=== Prompt ===
Make an exact transcription of the material, leaving out all images.
————
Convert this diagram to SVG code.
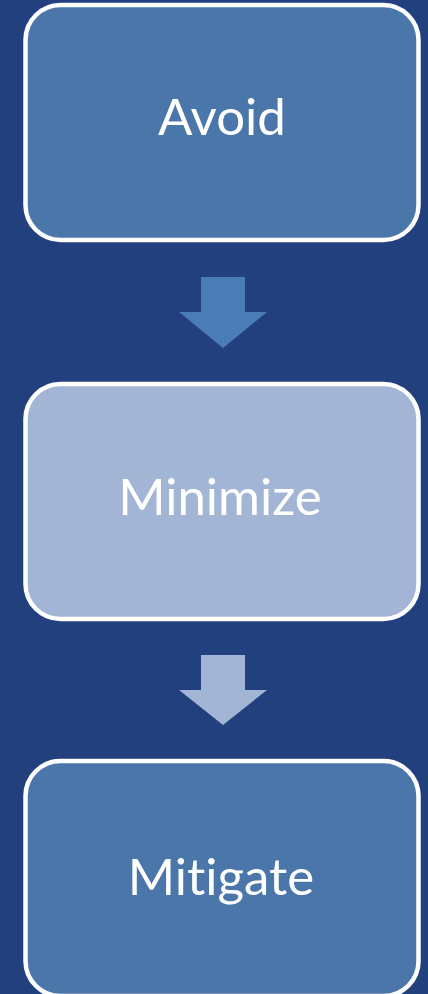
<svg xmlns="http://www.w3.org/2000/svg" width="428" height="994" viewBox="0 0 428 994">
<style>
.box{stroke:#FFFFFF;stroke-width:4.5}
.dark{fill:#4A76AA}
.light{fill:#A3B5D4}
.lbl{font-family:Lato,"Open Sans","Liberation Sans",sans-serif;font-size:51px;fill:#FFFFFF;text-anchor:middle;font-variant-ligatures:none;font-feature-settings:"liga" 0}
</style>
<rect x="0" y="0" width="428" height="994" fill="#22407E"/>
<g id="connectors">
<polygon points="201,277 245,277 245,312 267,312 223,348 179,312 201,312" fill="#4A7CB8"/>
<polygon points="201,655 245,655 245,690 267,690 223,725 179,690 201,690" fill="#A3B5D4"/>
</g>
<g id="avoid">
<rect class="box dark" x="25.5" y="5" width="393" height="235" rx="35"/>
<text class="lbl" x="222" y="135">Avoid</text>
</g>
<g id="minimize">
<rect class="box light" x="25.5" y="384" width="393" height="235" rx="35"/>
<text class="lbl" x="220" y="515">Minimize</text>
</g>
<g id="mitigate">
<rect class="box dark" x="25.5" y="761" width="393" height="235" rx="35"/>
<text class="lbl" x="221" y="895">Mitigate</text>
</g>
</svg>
————
=== Result ===
Convert this diagram to SVG code.
<svg xmlns="http://www.w3.org/2000/svg" width="428" height="994" viewBox="0 0 428 994">
<style>
.box{stroke:#FFFFFF;stroke-width:4.5}
.dark{fill:#4A76AA}
.light{fill:#A3B5D4}
.lbl{font-family:Lato,"Open Sans","Liberation Sans",sans-serif;font-size:51px;fill:#FFFFFF;text-anchor:middle;font-variant-ligatures:none;font-feature-settings:"liga" 0}
</style>
<rect x="0" y="0" width="428" height="994" fill="#22407E"/>
<g id="connectors">
<polygon points="201,277 245,277 245,312 267,312 223,348 179,312 201,312" fill="#4A7CB8"/>
<polygon points="201,655 245,655 245,690 267,690 223,725 179,690 201,690" fill="#A3B5D4"/>
</g>
<g id="avoid">
<rect class="box dark" x="25.5" y="5" width="393" height="235" rx="35"/>
<text class="lbl" x="222" y="135">Avoid</text>
</g>
<g id="minimize">
<rect class="box light" x="25.5" y="384" width="393" height="235" rx="35"/>
<text class="lbl" x="220" y="515">Minimize</text>
</g>
<g id="mitigate">
<rect class="box dark" x="25.5" y="761" width="393" height="235" rx="35"/>
<text class="lbl" x="221" y="895">Mitigate</text>
</g>
</svg>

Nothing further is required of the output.